Carol Anne of Five O'Clock Somewhere has challenged us to describe a dinner we would prepare for fellow waterbloggers on a fantasy food tour. What meal would I prepare for these friends after a long day Laser sailing on the waters of Narragansett Bay with me?
Carol Anne says it has to be...
- easy - because I would be too tired from sailing to spend much effort on it
- prepared on or near the water.
I think I'm going to change the rules a little.
- The meal will be prepared close to the water and eaten in sight of it, because we are lucky enough to live in a house high above the shores of Mount Hope Bay with superb views across the bay to Bristol and Warren.
- The meal will definitely be yummy because Tillerwoman is an excellent cook, and I am smart enough to let her do most of the cooking in our household. I am sometimes allowed to do simple preparation chores like peeling shrimp or making guacamole but she is definitely in charge in the kitchen.
- Which gives me an opportunity to circumvent our stern taskmaster's first rule. Tillerwoman doesn't sail but loves to cook. I don't cook but love to sail. So she will be doing most of the work to prepare the meal and as she won't be tired from sailing, it doesn't have to be all that easy.
But what to serve? Something traditionally English, I think. Roast beef and Yorkshire pudding perhaps? Or more likely a slight variation on that theme, Beef Wellington, beef tenderloin coated with pâté and duxelles, which is then wrapped in puff pastry and baked.
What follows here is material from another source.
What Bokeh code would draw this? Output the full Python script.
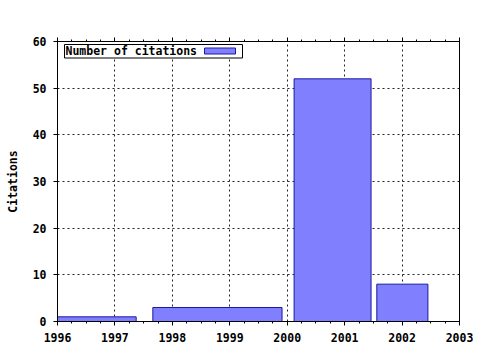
from bokeh.plotting import figure
from bokeh.models import (Range1d, FixedTicker, LinearAxis, BoxAnnotation, Label,
                          BasicTickFormatter, CustomJSTickFormatter)
from bokeh.embed import file_html
from bokeh.resources import INLINE

# ---- data ----
bar_starts = [1996.0, 1997.66, 2000.12, 2001.56]
bar_ends = [1997.37, 1999.91, 2001.46, 2002.45]
citations = [1, 3, 52, 8]
year_ticks = [1996, 1997, 1998, 1999, 2000, 2001, 2002, 2003]
y_ticks = [0, 10, 20, 30, 40, 50, 60]
series_name = "Number of citations"
y_title = "Citations"

FONT = "DejaVu Sans Mono"
FS = "11.5px"

W, H = 480, 350
FL, FR, FT, FB = 57, 459, 41, 321
x0, x1 = year_ticks[0], year_ticks[-1]
y0, y1 = y_ticks[0], y_ticks[-1]

p = figure(width=W, height=H, output_backend="svg", toolbar_location=None,
           x_range=Range1d(x0, x1), y_range=Range1d(y0, y1),
           min_border_left=FL, min_border_right=W - FR,
           min_border_top=FT, min_border_bottom=H - FB)
p.background_fill_color = "white"
p.border_fill_color = "white"
p.outline_line_color = "black"
p.outline_line_width = 1

minor = [x0 + 0.25 * i for i in range(int((x1 - x0) * 4) + 1)]
xt = FixedTicker(ticks=year_ticks, minor_ticks=minor)
yt = FixedTicker(ticks=y_ticks, minor_ticks=[])

p.xaxis.ticker = xt
p.yaxis.ticker = yt
p.xaxis.formatter = BasicTickFormatter(use_scientific=False)
p.xgrid.ticker = FixedTicker(ticks=year_ticks)
p.ygrid.ticker = FixedTicker(ticks=y_ticks)
for g in (p.xgrid, p.ygrid):
    g.grid_line_color = "#222222"
    g.grid_line_dash = "2 3"
    g.grid_line_width = 1

for ax in (p.xaxis, p.yaxis):
    ax.axis_line_color = "black"
    ax.major_tick_line_color = "black"
    ax.minor_tick_line_color = "black"
    ax.major_tick_in = 0
    ax.major_tick_out = 4
    ax.minor_tick_in = 0
    ax.minor_tick_out = 2
    ax.major_label_text_font = FONT
    ax.major_label_text_font_size = FS
    ax.major_label_text_font_style = "bold"
    ax.major_label_text_color = "black"
    ax.major_label_standoff = 7
p.yaxis.axis_label = y_title
p.yaxis.axis_label_text_font = FONT
p.yaxis.axis_label_text_font_size = FS
p.yaxis.axis_label_text_font_style = "bold"
p.yaxis.axis_label_text_color = "black"
p.yaxis.axis_label_standoff = 10

top = LinearAxis(ticker=xt, formatter=CustomJSTickFormatter(code="return ''"),
                 major_tick_in=0, major_tick_out=4, minor_tick_in=0, minor_tick_out=2,
                 major_label_standoff=0, axis_line_color="black",
                 major_tick_line_color="black", minor_tick_line_color="black")
p.add_layout(top, "above")

p.quad(left=bar_starts, right=bar_ends, top=citations, bottom=0,
       fill_color="#8080ff", line_color="#1a1aa0", line_width=1)

# ---- legend (gnuplot style: label then swatch, inside box) ----
dx = (x1 - x0) / (FR - FL)
dy = (y1 - y0) / (FB - FT)
def sx(px):
    return x0 + (px - FL) * dx
def sy(py):
    return y1 - (py - FT) * dy

p.add_layout(BoxAnnotation(left=sx(64), right=sx(242), top=sy(44), bottom=sy(57.5),
                           fill_color="white", fill_alpha=1, line_color="black",
                           line_alpha=1, line_width=1, level="overlay"))
p.add_layout(BoxAnnotation(left=sx(204), right=sx(235), top=sy(47.5), bottom=sy(53.5),
                           fill_color="#8080ff", fill_alpha=1, line_color="#1a1aa0",
                           line_alpha=1, line_width=1, level="overlay"))
p.add_layout(Label(x=sx(65), y=sy(50.8), text=series_name, text_font=FONT,
                   text_font_size=FS, text_font_style="bold", text_baseline="middle",
                   text_color="black", level="overlay"))

open("out.html", "w").write(file_html(p, INLINE))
Some would argue this is really French, it is only filet de bœuf en croûte after all, but the name Wellington is English enough.
The beef would be accompanied by fresh vegetables from Tillerwoman's garden... peas, beans, carrots, onions... whatever is in season. While the beef is cooking our guests would enjoy cocktails on our deck overlooking the bay and we would relive the events of the Laser racing at the day's regatta...
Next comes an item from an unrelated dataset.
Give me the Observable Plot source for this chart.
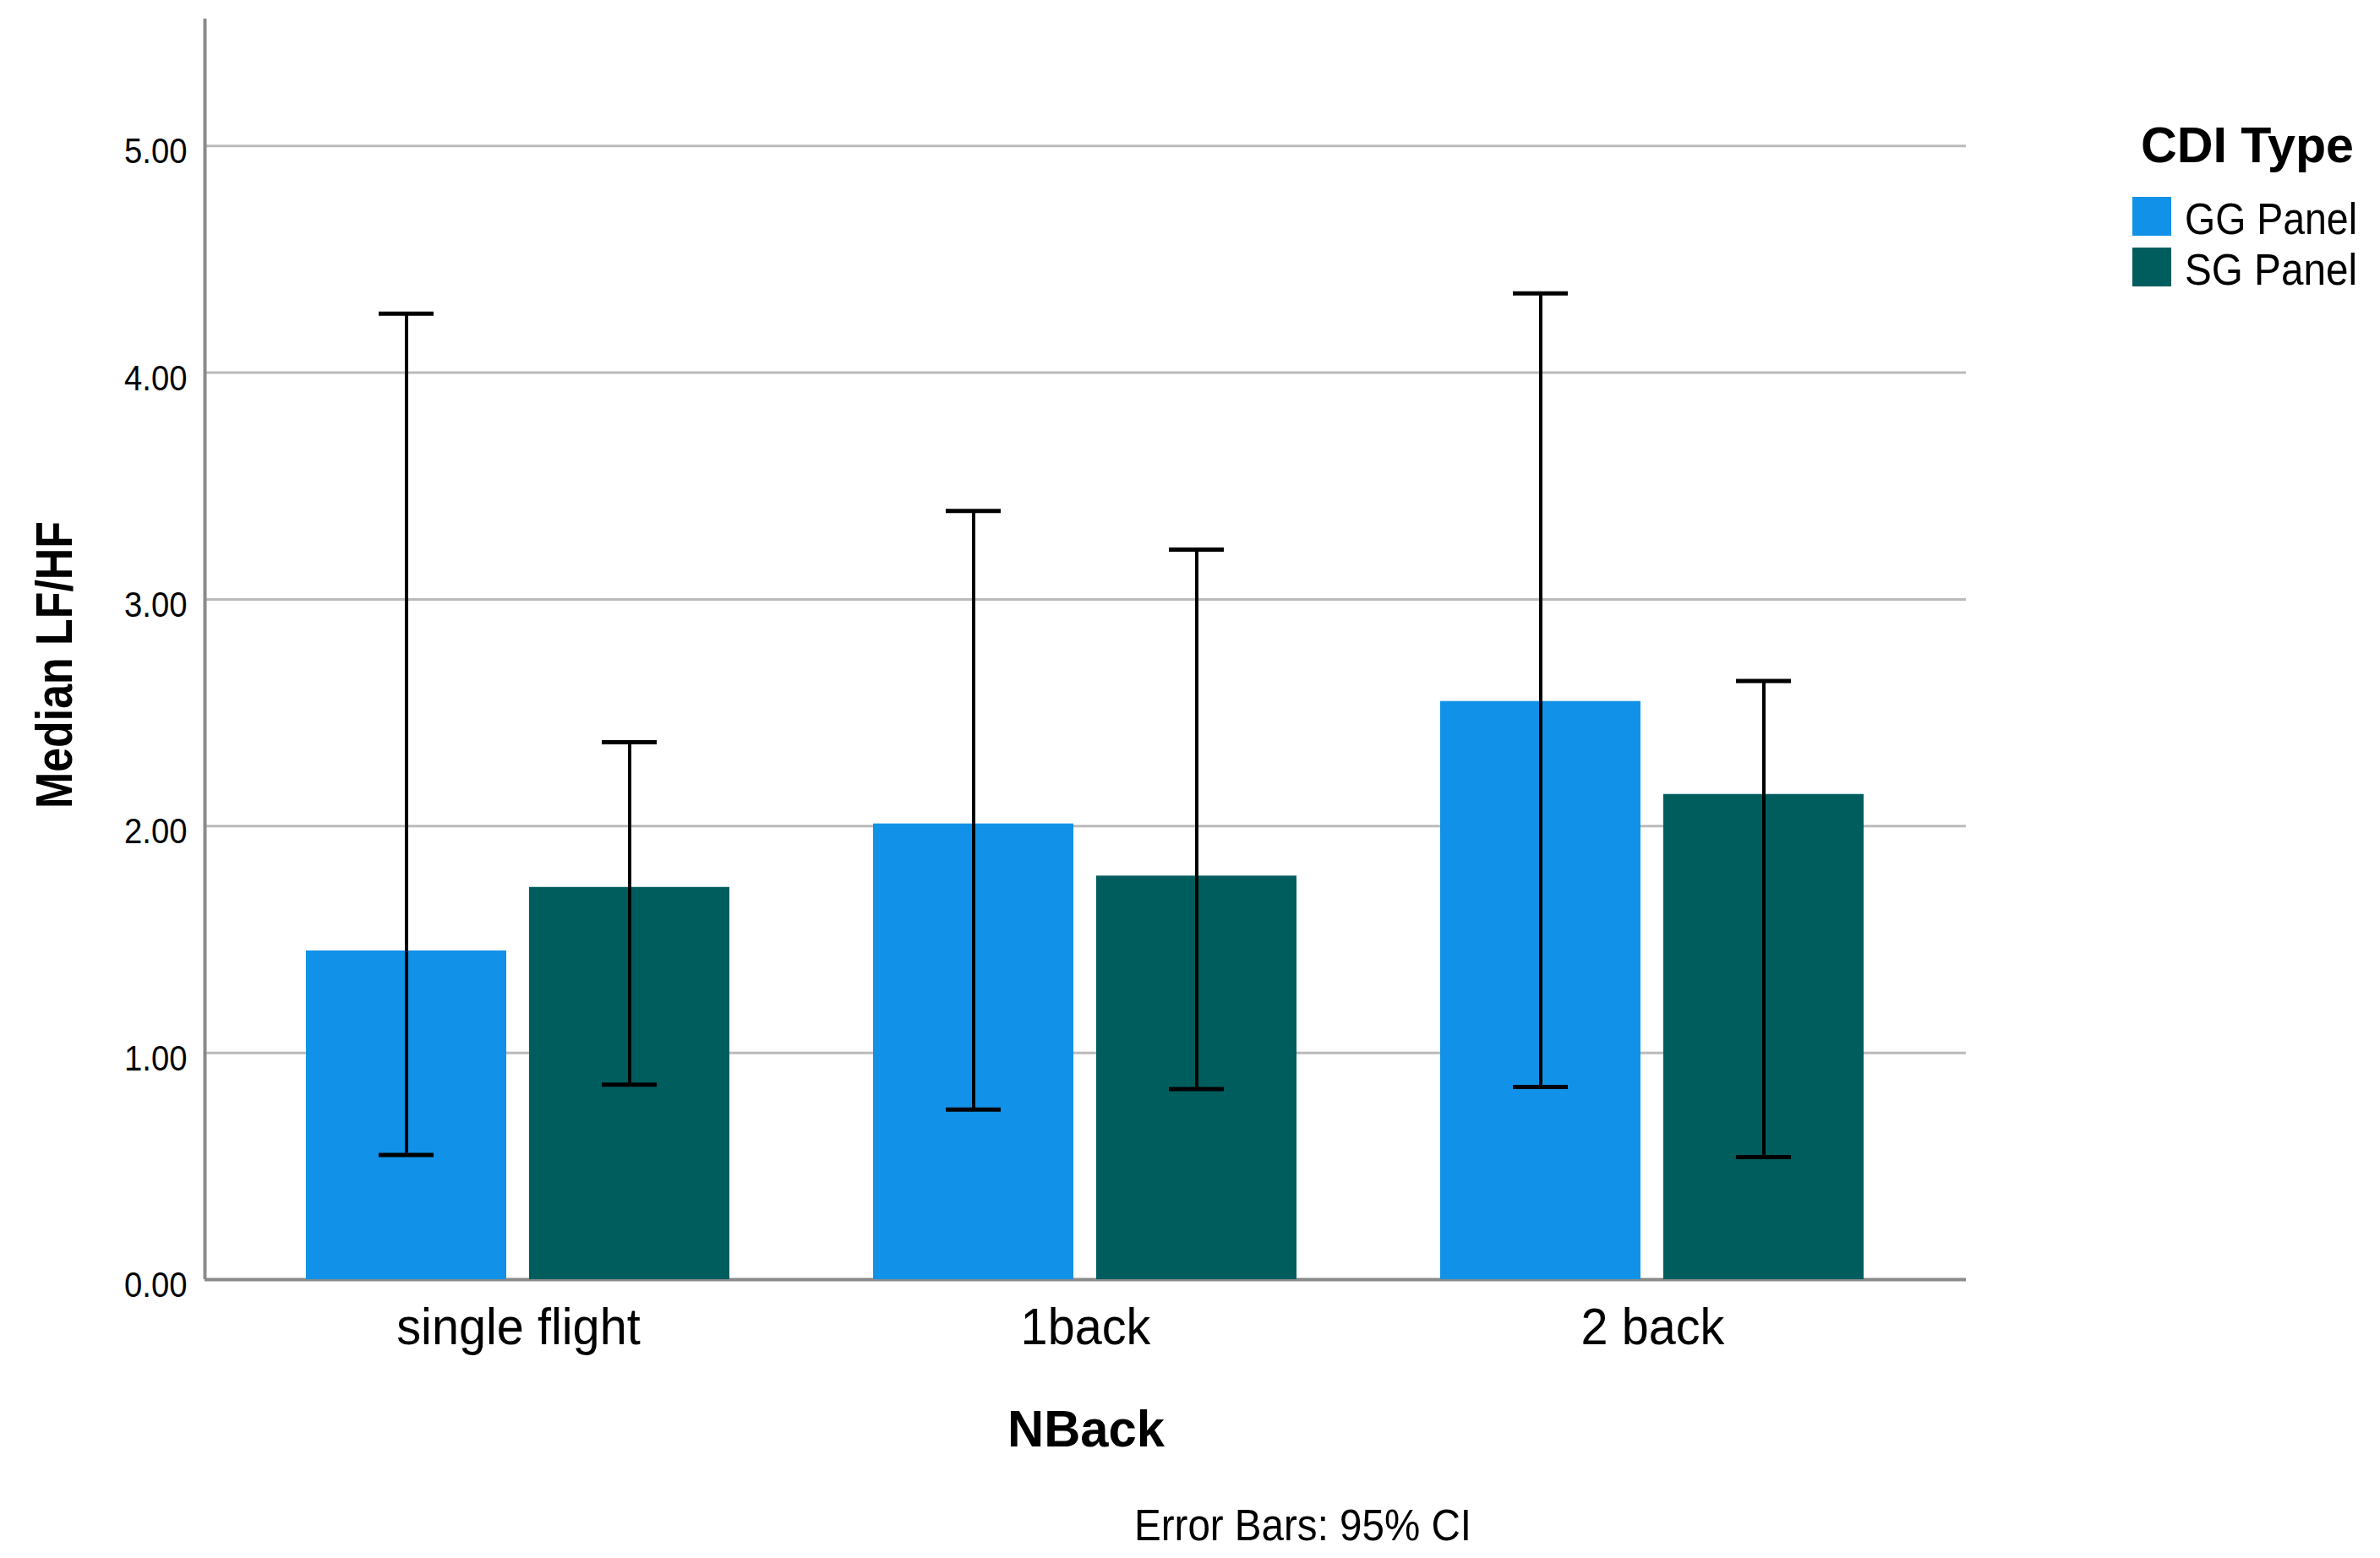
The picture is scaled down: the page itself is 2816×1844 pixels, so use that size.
<!DOCTYPE html>
<html><head><meta charset="utf-8">
<script src="https://cdn.jsdelivr.net/npm/d3@7"></script>
<script src="https://cdn.jsdelivr.net/npm/@observablehq/plot@0.6"></script>
<style>
body{margin:0;background:#fff;}
#chart{position:relative;width:2816px;height:1844px;font-family:"Liberation Sans",Arial,sans-serif;}
#chart > svg{position:absolute;left:0;top:0;}
</style></head><body><div id="chart"></div>
<script>
// ---- data ----
const categories = ["single flight", "1back", "2 back"];
const series = ["GG Panel", "SG Panel"];
const seriesColors = ["#1192e8", "#005d5d"];
const ggMedian = [1.45, 2.01, 2.55];
const ggLow    = [0.55, 0.75, 0.85];
const ggHigh   = [4.26, 3.39, 4.35];
const sgMedian = [1.73, 1.78, 2.14];
const sgLow    = [0.86, 0.84, 0.54];
const sgHigh   = [2.37, 3.22, 2.64];
const yTicks = [0, 1, 2, 3, 4, 5];
const yDomain = [0, 5.56];
const xTitle = "NBack";
const yTitle = "Median LF/HF";
const legendTitle = "CDI Type";
const caption = "Error Bars: 95% CI";

// ---- table ----
const rows = categories.flatMap((c, i) => [
  {nback: c, type: series[0], value: ggMedian[i], lo: ggLow[i], hi: ggHigh[i]},
  {nback: c, type: series[1], value: sgMedian[i], lo: sgLow[i], hi: sgHigh[i]}
]);

// ---- layout ----
const W = 2816, H = 1630;
const M = {left: 242, right: 490, top: 22, bottom: 116};
const font = '"Liberation Sans", Arial, sans-serif';
const chart = document.getElementById("chart");

// slightly condensed glyphs, as in the original rendering
function condense(sel, k) {
  sel.each(function () {
    const len = this.getComputedTextLength();
    if (len > 0) {
      this.setAttribute("textLength", len * k);
      this.setAttribute("lengthAdjust", "spacingAndGlyphs");
    }
  });
}

// background: grid, y axis labels, axis lines
const bg = Plot.plot({
  width: W, height: H,
  marginLeft: M.left, marginRight: M.right, marginTop: M.top, marginBottom: M.bottom,
  style: {background: "transparent", fontFamily: font, color: "black", overflow: "visible"},
  x: {domain: [0, 1], axis: null},
  y: {domain: yDomain, axis: null},
  marks: [
    Plot.ruleY(yTicks.filter(d => d > 0), {stroke: "#bababa", strokeWidth: 3}),
    Plot.axisY({ticks: yTicks, tickSize: 0, tickPadding: 21, tickFormat: d3.format(".2f"), fontSize: 42, dy: 7, label: null}),
    Plot.ruleX([0], {stroke: "#8a8a8a", strokeWidth: 4}),
    Plot.ruleY([0], {stroke: "#8a8a8a", strokeWidth: 4})
  ]
});
chart.appendChild(bg);
condense(d3.select(bg).selectAll("text"), 0.91);

// bars and error bars, grouped by facet
const fg = Plot.plot({
  width: W, height: H,
  marginLeft: M.left, marginRight: M.right, marginTop: M.top, marginBottom: M.bottom,
  style: {background: "transparent", fontFamily: font, color: "black", overflow: "visible"},
  fx: {domain: categories, paddingInner: 0.2515, paddingOuter: 0.177},
  x: {domain: series, paddingInner: 0.102, paddingOuter: 0, axis: null},
  y: {domain: yDomain, axis: null},
  color: {domain: series, range: seriesColors},
  marks: [
    Plot.barY(rows, {fx: "nback", x: "type", y: "value", fill: "type"}),
    Plot.ruleX(rows, {fx: "nback", x: "type", y1: "lo", y2: "hi", stroke: "black", strokeWidth: 4}),
    Plot.tickY(rows, {fx: "nback", x: "type", y: "lo", stroke: "black", strokeWidth: 5, insetLeft: 86, insetRight: 86}),
    Plot.tickY(rows, {fx: "nback", x: "type", y: "hi", stroke: "black", strokeWidth: 5, insetLeft: 86, insetRight: 86}),
    Plot.axisFx({anchor: "bottom", tickSize: 0, tickPadding: 32, fontSize: 62, label: null})
  ]
});
chart.appendChild(fg);
condense(d3.select(fg).selectAll("text"), 0.93);

// titles, caption, legend
const ov = d3.select(chart).append("svg")
  .attr("width", W).attr("height", 1844)
  .style("font-family", font).style("pointer-events", "none");
const yT = ov.append("text").attr("transform", "translate(85,787) rotate(-90)")
  .attr("text-anchor", "middle").attr("font-weight", "bold").attr("font-size", 62).text(yTitle);
yT.attr("textLength", 340).attr("lengthAdjust", "spacingAndGlyphs");
ov.append("text").attr("x", 1285).attr("y", 1712)
  .attr("text-anchor", "middle").attr("font-weight", "bold").attr("font-size", 61)
  .attr("textLength", 186).attr("lengthAdjust", "spacingAndGlyphs").text(xTitle);
ov.append("text").attr("x", 1342).attr("y", 1823)
  .attr("font-size", 51).attr("textLength", 399).attr("lengthAdjust", "spacingAndGlyphs").text(caption);
ov.append("text").attr("x", 2533).attr("y", 192)
  .attr("font-weight", "bold").attr("font-size", 60)
  .attr("textLength", 252).attr("lengthAdjust", "spacingAndGlyphs").text(legendTitle);
const leg = ov.selectAll("g.leg").data(series).join("g").attr("class", "leg")
  .attr("transform", (d, i) => `translate(2523,${233 + i * 60})`);
leg.append("rect").attr("width", 46).attr("height", 46).attr("fill", (d, i) => seriesColors[i]);
leg.append("text").attr("x", 62).attr("y", 44).attr("font-size", 51)
  .attr("textLength", 204).attr("lengthAdjust", "spacingAndGlyphs").text(d => d);
</script></body></html>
Who knew that O Docker would be so fast upwind? What about that move that Baydog pulled at the start of the third race? Where did JP learn to do roll tacks like that? Did you see Carol Anne ride those waves? Did anyone get a photo of Bonnie's hat?
And how about that spectacular death roll that Joe Rouse performed the only time he was leading a race? Someone got it on video? It's on YouTube? Great!
After the main course we would have dessert of Rhubarb Crumble. The rhubarb would also be fresh from Tillerwoman's garden. Her rhubarb crumble is the most delicious pudding I have ever tasted and I'm sure she's not going to release her recipe to a bunch of bloggers, so don't ask. It's marvellous with heavy cream, and even better with ice cream.
Rhubarb reminds me of growing up in England. Everyone in our family had a rhubarb patch at the back of the garden. I guess it grows well in a cold, damp climate... and it's quite rampant in our Rhode Island garden too.
I only discovered how much rhubarb is part of my heritage a few days ago. My mother is almost 90 years old and now lives in a care home in Oxfordshire in England near where my sister lives. Her physical health is in reasonable shape for her age but she is definitely losing her short-term memory. However, her long-term memory is excellent. I phone her several times a week and she usually can't recall who has visited her this week or what she had for lunch. But she will retell stories from the 1930's and 1940's which she remembers vividly.
I mentioned the other day that we have a rhubarb patch in our garden here and she excitedly told me that her father, my grandfather, who died when I was only a few years old and of whom I only have the faintest memory, was known in their neighborhood as... "The Rhubarb Man." Apparently it was because he grew rhubarb in such vast quantities that he was always giving it away to all his neighbors.
So now I know that rhubarb is in my blood. I am The Rhubarb Man.